A single run of lines is to be printed exactly: starting at the line with "Reproduce this chart with D3.js." and ending at the line with "let xTicks = years;", both included. Leave the pictures out.

▶ [Task inputs]

====

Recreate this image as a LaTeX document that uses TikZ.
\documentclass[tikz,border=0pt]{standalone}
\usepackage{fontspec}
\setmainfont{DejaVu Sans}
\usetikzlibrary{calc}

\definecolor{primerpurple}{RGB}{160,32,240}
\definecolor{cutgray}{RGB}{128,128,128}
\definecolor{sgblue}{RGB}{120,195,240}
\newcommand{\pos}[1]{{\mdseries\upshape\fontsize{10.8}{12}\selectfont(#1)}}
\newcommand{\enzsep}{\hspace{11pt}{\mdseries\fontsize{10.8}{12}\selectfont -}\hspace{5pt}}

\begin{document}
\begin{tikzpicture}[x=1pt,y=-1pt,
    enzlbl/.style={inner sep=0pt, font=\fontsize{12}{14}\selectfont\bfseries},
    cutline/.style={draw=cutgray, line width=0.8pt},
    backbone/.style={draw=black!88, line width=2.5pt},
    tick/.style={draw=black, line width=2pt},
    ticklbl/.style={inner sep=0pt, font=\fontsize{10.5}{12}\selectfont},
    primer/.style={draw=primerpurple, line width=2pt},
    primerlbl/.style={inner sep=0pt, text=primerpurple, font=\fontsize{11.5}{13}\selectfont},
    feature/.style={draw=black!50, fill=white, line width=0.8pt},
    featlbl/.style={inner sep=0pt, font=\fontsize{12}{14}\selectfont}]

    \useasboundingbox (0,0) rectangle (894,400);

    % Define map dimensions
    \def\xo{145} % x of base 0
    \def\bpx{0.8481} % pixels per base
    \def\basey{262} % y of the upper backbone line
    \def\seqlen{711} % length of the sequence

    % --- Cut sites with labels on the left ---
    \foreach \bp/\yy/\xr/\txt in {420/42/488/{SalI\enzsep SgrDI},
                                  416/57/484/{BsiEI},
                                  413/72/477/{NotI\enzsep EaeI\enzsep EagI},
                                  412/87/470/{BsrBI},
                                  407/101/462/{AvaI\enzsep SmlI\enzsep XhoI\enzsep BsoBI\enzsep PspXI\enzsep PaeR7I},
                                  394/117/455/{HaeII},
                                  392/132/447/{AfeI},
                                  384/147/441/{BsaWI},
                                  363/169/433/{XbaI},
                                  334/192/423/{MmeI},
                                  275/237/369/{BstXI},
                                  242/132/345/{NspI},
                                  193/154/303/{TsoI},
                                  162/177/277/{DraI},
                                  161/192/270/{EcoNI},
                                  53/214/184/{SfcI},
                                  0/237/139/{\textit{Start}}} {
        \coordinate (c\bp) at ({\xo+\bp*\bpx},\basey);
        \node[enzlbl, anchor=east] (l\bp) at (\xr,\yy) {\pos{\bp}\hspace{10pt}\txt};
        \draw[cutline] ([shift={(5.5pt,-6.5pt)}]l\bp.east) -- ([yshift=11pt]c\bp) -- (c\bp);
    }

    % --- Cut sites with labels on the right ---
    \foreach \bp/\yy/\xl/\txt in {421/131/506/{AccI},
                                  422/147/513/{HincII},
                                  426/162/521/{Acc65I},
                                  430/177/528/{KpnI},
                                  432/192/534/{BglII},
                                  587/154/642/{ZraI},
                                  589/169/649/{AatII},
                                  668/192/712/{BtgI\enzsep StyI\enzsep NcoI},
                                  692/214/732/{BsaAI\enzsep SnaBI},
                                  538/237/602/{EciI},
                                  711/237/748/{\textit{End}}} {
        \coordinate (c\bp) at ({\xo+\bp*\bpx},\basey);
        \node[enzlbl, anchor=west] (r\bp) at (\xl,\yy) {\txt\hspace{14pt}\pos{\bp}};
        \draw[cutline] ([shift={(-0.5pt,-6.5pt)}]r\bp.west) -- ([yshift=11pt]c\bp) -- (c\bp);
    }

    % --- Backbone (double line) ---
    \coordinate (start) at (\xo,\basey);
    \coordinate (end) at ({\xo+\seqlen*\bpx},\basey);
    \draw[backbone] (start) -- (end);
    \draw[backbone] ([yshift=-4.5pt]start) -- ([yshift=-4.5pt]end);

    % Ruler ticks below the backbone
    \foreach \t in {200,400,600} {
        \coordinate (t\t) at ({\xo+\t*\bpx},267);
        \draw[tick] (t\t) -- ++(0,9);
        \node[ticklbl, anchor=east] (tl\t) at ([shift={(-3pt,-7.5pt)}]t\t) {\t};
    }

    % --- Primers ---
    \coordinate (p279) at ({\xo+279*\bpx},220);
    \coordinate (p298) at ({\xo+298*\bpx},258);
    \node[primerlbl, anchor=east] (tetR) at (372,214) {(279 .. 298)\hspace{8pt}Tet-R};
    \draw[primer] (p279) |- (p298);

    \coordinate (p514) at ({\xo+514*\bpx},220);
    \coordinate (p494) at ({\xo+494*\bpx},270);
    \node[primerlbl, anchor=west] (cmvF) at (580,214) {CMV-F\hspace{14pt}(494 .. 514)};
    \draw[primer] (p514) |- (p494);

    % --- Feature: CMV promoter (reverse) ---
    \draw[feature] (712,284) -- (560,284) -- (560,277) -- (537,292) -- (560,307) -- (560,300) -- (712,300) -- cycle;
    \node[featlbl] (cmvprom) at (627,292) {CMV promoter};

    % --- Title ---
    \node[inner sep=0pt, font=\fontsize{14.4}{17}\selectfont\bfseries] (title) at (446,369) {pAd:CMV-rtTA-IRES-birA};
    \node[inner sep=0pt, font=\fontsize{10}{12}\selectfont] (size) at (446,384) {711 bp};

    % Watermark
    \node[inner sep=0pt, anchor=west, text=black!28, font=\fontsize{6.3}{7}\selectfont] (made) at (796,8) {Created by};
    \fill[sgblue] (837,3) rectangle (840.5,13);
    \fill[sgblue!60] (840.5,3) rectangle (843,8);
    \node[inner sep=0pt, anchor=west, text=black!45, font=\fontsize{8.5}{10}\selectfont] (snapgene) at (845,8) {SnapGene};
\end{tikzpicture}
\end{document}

====

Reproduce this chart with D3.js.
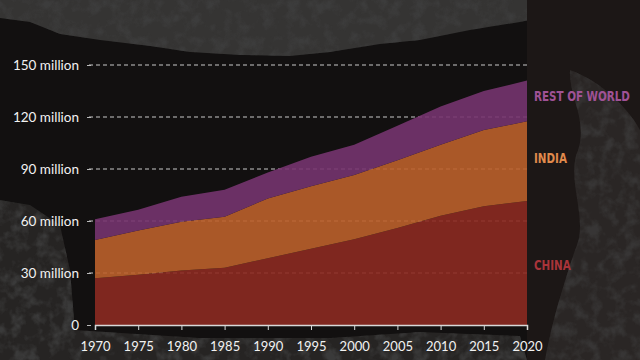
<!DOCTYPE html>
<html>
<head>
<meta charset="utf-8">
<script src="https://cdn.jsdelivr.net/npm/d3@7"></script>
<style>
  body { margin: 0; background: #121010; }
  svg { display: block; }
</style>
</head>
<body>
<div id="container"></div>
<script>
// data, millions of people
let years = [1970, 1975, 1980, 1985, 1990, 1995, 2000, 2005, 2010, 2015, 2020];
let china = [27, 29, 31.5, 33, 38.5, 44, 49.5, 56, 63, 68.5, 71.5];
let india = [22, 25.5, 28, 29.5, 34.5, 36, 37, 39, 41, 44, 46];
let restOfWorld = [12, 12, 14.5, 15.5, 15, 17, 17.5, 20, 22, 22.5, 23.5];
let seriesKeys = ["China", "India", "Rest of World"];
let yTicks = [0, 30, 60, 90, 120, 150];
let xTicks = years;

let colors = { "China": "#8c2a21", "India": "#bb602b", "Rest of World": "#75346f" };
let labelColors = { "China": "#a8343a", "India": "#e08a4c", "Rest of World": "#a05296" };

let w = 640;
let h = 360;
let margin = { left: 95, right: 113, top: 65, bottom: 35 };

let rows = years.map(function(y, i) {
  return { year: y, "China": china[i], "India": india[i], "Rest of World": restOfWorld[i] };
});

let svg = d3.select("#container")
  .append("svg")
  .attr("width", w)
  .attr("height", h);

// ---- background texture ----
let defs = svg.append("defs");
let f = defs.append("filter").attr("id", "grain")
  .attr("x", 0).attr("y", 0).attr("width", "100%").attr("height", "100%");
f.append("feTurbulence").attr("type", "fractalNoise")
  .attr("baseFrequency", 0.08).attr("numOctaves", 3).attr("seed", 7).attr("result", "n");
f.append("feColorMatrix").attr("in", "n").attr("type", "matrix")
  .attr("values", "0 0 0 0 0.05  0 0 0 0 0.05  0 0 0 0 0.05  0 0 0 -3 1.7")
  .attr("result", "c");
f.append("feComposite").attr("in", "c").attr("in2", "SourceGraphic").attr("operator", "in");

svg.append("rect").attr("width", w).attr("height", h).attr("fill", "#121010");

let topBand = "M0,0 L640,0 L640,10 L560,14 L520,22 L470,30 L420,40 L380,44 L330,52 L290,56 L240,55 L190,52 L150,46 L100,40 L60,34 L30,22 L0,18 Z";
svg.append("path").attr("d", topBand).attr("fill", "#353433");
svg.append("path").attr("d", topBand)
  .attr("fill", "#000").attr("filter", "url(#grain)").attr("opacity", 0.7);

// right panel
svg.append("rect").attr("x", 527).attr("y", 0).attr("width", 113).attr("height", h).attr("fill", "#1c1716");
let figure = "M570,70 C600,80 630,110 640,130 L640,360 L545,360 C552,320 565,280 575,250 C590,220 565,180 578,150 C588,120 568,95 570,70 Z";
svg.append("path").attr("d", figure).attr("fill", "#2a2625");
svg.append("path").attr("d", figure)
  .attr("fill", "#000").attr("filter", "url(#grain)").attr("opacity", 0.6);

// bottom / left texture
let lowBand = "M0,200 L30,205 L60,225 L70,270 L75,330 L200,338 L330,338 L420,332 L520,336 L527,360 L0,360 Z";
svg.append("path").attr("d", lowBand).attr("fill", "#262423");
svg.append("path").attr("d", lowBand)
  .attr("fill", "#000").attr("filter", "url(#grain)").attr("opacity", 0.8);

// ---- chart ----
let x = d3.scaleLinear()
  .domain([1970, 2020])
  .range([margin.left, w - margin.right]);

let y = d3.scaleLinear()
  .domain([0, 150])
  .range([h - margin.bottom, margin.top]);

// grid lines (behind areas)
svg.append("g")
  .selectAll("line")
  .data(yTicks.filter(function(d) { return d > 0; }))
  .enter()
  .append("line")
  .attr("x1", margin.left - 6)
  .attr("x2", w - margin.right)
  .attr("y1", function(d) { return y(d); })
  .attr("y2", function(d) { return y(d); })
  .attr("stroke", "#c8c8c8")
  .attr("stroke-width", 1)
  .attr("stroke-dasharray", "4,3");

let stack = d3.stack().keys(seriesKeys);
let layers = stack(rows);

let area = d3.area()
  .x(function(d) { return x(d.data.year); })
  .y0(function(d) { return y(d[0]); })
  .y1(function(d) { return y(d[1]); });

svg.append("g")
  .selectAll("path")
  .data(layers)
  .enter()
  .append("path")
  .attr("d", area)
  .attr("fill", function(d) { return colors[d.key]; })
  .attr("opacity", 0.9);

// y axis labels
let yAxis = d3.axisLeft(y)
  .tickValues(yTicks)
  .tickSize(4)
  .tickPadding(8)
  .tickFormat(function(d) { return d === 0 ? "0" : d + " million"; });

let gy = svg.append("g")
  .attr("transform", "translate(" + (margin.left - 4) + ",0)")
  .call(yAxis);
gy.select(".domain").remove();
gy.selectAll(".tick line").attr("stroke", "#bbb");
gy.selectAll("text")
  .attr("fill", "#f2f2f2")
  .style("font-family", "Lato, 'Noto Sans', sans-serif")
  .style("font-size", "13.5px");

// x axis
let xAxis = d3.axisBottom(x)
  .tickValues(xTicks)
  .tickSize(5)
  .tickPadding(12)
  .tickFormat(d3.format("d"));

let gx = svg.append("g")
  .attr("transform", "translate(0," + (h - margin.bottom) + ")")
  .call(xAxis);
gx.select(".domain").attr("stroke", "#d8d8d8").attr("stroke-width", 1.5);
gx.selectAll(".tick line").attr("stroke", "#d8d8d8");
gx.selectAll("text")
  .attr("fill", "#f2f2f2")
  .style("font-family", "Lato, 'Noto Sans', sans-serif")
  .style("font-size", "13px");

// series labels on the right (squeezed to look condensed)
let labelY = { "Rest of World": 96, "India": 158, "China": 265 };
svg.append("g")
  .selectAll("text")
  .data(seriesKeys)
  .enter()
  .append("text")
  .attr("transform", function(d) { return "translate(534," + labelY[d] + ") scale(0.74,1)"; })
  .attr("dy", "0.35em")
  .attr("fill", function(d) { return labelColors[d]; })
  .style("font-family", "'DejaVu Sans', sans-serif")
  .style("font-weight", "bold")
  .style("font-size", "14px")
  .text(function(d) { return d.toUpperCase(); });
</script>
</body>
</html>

====

▶ [Reply to the task]
Reproduce this chart with D3.js.
<!DOCTYPE html>
<html>
<head>
<meta charset="utf-8">
<script src="https://cdn.jsdelivr.net/npm/d3@7"></script>
<style>
  body { margin: 0; background: #121010; }
  svg { display: block; }
</style>
</head>
<body>
<div id="container"></div>
<script>
// data, millions of people
let years = [1970, 1975, 1980, 1985, 1990, 1995, 2000, 2005, 2010, 2015, 2020];
let china = [27, 29, 31.5, 33, 38.5, 44, 49.5, 56, 63, 68.5, 71.5];
let india = [22, 25.5, 28, 29.5, 34.5, 36, 37, 39, 41, 44, 46];
let restOfWorld = [12, 12, 14.5, 15.5, 15, 17, 17.5, 20, 22, 22.5, 23.5];
let seriesKeys = ["China", "India", "Rest of World"];
let yTicks = [0, 30, 60, 90, 120, 150];
let xTicks = years;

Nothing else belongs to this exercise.